# Supplied material start

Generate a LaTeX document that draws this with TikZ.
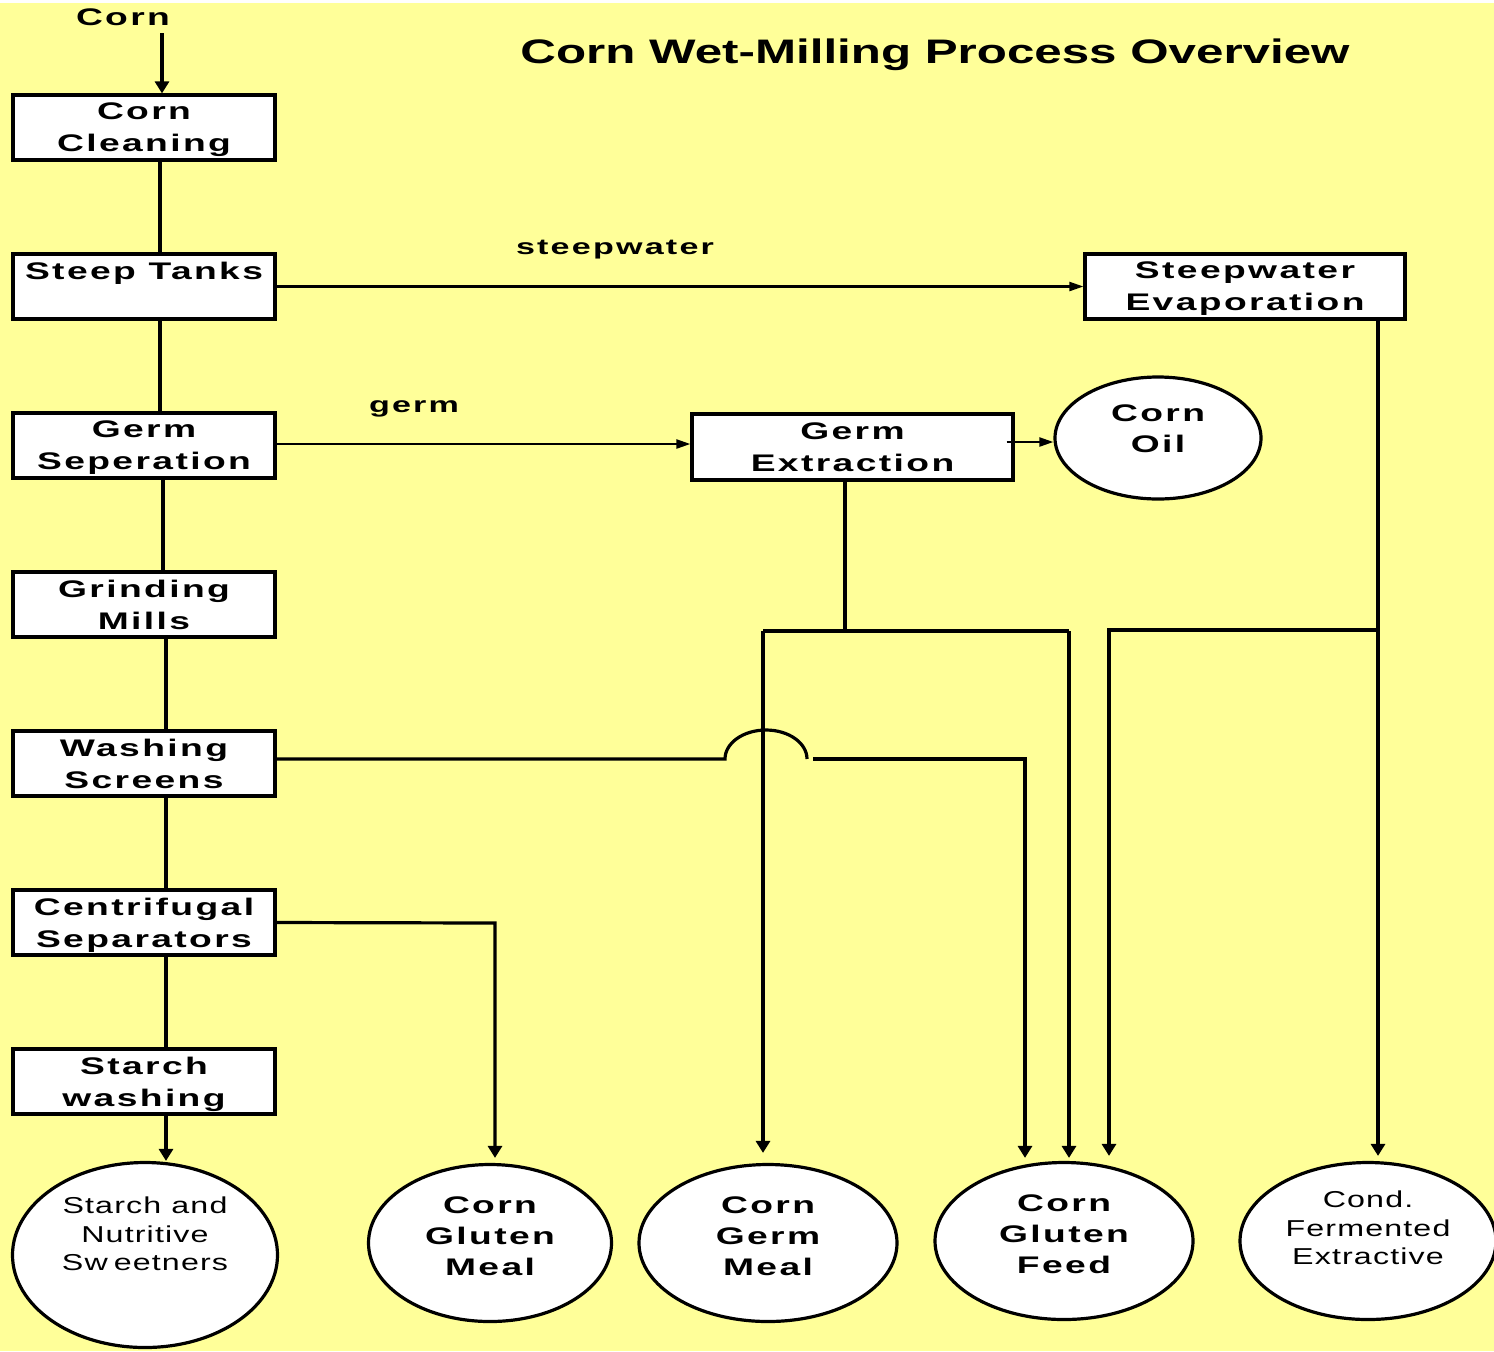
\documentclass[tikz,border=0pt]{standalone}
\usepackage{fontspec}
\setmainfont{Liberation Sans}[FakeStretch=1.55, LetterSpace=10]
\newfontfamily\titlefont{Liberation Sans}[FakeStretch=1.45]
\newfontfamily\plainfont{Liberation Sans}[FakeStretch=1.4, LetterSpace=5]
\usetikzlibrary{arrows.meta, shapes.geometric}
\definecolor{pageyellow}{HTML}{FFFF99}

\begin{document}
\begin{tikzpicture}[x=0.5pt, y=-0.5pt,
    stepbox/.style={draw, fill=white, line width=1.6pt, minimum width=131pt, minimum height=32.5pt,
      inner sep=0pt, align=center, text depth=0pt, font=\bfseries\fontsize{12}{16}\selectfont},
    product/.style={draw, fill=white, ellipse, line width=1.6pt, inner sep=0pt},
    boldtext/.style={align=center, font=\bfseries\fontsize{12}{15.5}\selectfont},
    plaintext/.style={align=center, font=\plainfont\fontsize{11.5}{14.25}\selectfont},
    pipe/.style={line width=1.6pt},
    flow/.style={pipe, -{Triangle[length=6pt, width=7pt]}},
    thinflow/.style={line width=1.1pt, -{Triangle[length=7pt, width=4.5pt]}}]
  \useasboundingbox (0,0) rectangle (1494,1351);
  \fill[pageyellow] (0,3) rectangle (1494,1351);

  \node[font=\titlefont\bfseries\fontsize{17}{20}\selectfont] (title) at (935,55) {Corn Wet-Milling Process Overview};
  \node[font=\bfseries\fontsize{12}{14}\selectfont] (corn) at (123,17) {Corn};
  \coordinate (cornin) at (162,33);

  \node[stepbox] (clean)   at (144,127.5)  {Corn\\Cleaning};
  \node[stepbox] (steep)   at (144,286.5)  {Steep Tanks\\\phantom{g}};
  \node[stepbox] (germsep) at (144,445.5)  {Germ\\Seperation};
  \node[stepbox] (grind)   at (144,604.5)  {Grinding\\Mills};
  \node[stepbox] (wash)    at (144,763.5)  {Washing\\Screens};
  \node[stepbox] (centri)  at (144,922.5)  {Centrifugal\\Separators};
  \node[stepbox] (starch)  at (144,1081.5) {Starch\\washing};
  \node[stepbox, minimum width=160pt] (evap) at (1245,286.5) {Steepwater\\Evaporation};
  \node[stepbox, minimum width=160.5pt, minimum height=33pt] (extract) at (852.5,447) {Germ\\Extraction};

  \node[product, minimum width=103pt, minimum height=61pt,
    label={[boldtext, yshift=4.75pt]center:Corn\\Oil}] (oil) at (1158,438) {};
  \node[product, minimum width=132.5pt, minimum height=92.5pt,
    label={[plaintext, yshift=10.5pt]center:Starch and\\Nutritive\\Sw\kern3pt eetners}] (sweet) at (145,1255) {};
  \node[product, minimum width=121.5pt, minimum height=78.5pt,
    label={[boldtext, yshift=3.5pt]center:Corn\\Gluten\\Meal}] (cgmeal) at (490,1243) {};
  \node[product, minimum width=129pt, minimum height=78.5pt,
    label={[boldtext, yshift=3.5pt]center:Corn\\Germ\\Meal}] (germmeal) at (768,1243) {};
  \node[product, minimum width=129pt, minimum height=78.5pt,
    label={[boldtext, yshift=3.5pt]center:Corn\\Gluten\\Feed}] (feed) at (1064,1241) {};
  \node[product, minimum width=128pt, minimum height=78.5pt,
    label={[plaintext, yshift=6.5pt]center:Cond.\\Fermented\\Extractive}] (cfe) at (1368,1241) {};

  \node[font=\bfseries\fontsize{11}{13}\selectfont] (swlabel) at (615,250) {steepwater};
  \node[font=\bfseries\fontsize{11}{13}\selectfont] (germlabel) at (414,409) {germ};

  \coordinate (germjoin) at (845,631);
  \coordinate (mealturn) at (763,631);
  \coordinate (feedturn) at (1069,631);
  \coordinate (swjoin) at (1378,630);
  \coordinate (swturn) at (1109,630);
  \coordinate (gmturn) at (495,923);
  \coordinate (hopL) at (725,759);
  \coordinate (hopR) at (813,759);
  \coordinate (washturn) at (1025,759);

  \draw[flow, line width=2pt] (cornin) -- (cornin |- clean.north);
  \foreach \a/\b/\s in {clean/steep/8, steep/germsep/8, germsep/grind/9.5,
      grind/wash/11, wash/centri/11, centri/starch/11}
    \draw[pipe] ([xshift=\s pt]\a.south) -- ([xshift=\s pt]\b.north);
  \draw[flow, line width=2pt] ([xshift=11pt]starch.south) -- ([xshift=10.5pt]sweet.north);

  \draw[thinflow] (steep.east) -- (evap.west);
  \draw[thinflow] ([yshift=0.75pt]germsep.east) -- ([yshift=1.5pt]extract.west);
  \draw[thinflow] ([xshift=-4pt, yshift=2.5pt]extract.east) -- ([yshift=-2pt]oil.west);

  \draw[pipe] ([xshift=-3.75pt]extract.south) -- (germjoin);
  \draw[pipe] (mealturn) -- (feedturn);
  \draw[flow] (mealturn) -- ([xshift=-2.5pt, yshift=5pt]germmeal.north);
  \draw[flow] (feedturn) -- ([xshift=2.5pt, yshift=1.5pt]feed.north);

  \draw[flow] ([xshift=66.5pt]evap.south) -- ([xshift=5pt, yshift=2.5pt]cfe.north);
  \draw[flow] (swjoin) -- (swturn) -- ([xshift=22.5pt, yshift=2.5pt]feed.north);

  \draw[flow] (centri.east) -- (gmturn) -- ([xshift=2.5pt, yshift=2.5pt]cgmeal.north);

  \draw[pipe] ([yshift=2.25pt]wash.east) -- (hopL)
    arc[start angle=180, end angle=0, x radius=20.5pt, y radius=14.5pt];
  \draw[flow] (hopR) -- (washturn) -- ([xshift=-19.5pt, yshift=1.5pt]feed.north);
\end{tikzpicture}
\end{document}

# Supplied material end

[Directions for this task] Write out, word for word, the lines from the start of the data through the one holding "(cornin) at (162,33);". Omit pictures.

[The completed task]
Generate a LaTeX document that draws this with TikZ.
\documentclass[tikz,border=0pt]{standalone}
\usepackage{fontspec}
\setmainfont{Liberation Sans}[FakeStretch=1.55, LetterSpace=10]
\newfontfamily\titlefont{Liberation Sans}[FakeStretch=1.45]
\newfontfamily\plainfont{Liberation Sans}[FakeStretch=1.4, LetterSpace=5]
\usetikzlibrary{arrows.meta, shapes.geometric}
\definecolor{pageyellow}{HTML}{FFFF99}

\begin{document}
\begin{tikzpicture}[x=0.5pt, y=-0.5pt,
    stepbox/.style={draw, fill=white, line width=1.6pt, minimum width=131pt, minimum height=32.5pt,
      inner sep=0pt, align=center, text depth=0pt, font=\bfseries\fontsize{12}{16}\selectfont},
    product/.style={draw, fill=white, ellipse, line width=1.6pt, inner sep=0pt},
    boldtext/.style={align=center, font=\bfseries\fontsize{12}{15.5}\selectfont},
    plaintext/.style={align=center, font=\plainfont\fontsize{11.5}{14.25}\selectfont},
    pipe/.style={line width=1.6pt},
    flow/.style={pipe, -{Triangle[length=6pt, width=7pt]}},
    thinflow/.style={line width=1.1pt, -{Triangle[length=7pt, width=4.5pt]}}]
  \useasboundingbox (0,0) rectangle (1494,1351);
  \fill[pageyellow] (0,3) rectangle (1494,1351);

  \node[font=\titlefont\bfseries\fontsize{17}{20}\selectfont] (title) at (935,55) {Corn Wet-Milling Process Overview};
  \node[font=\bfseries\fontsize{12}{14}\selectfont] (corn) at (123,17) {Corn};
  \coordinate (cornin) at (162,33);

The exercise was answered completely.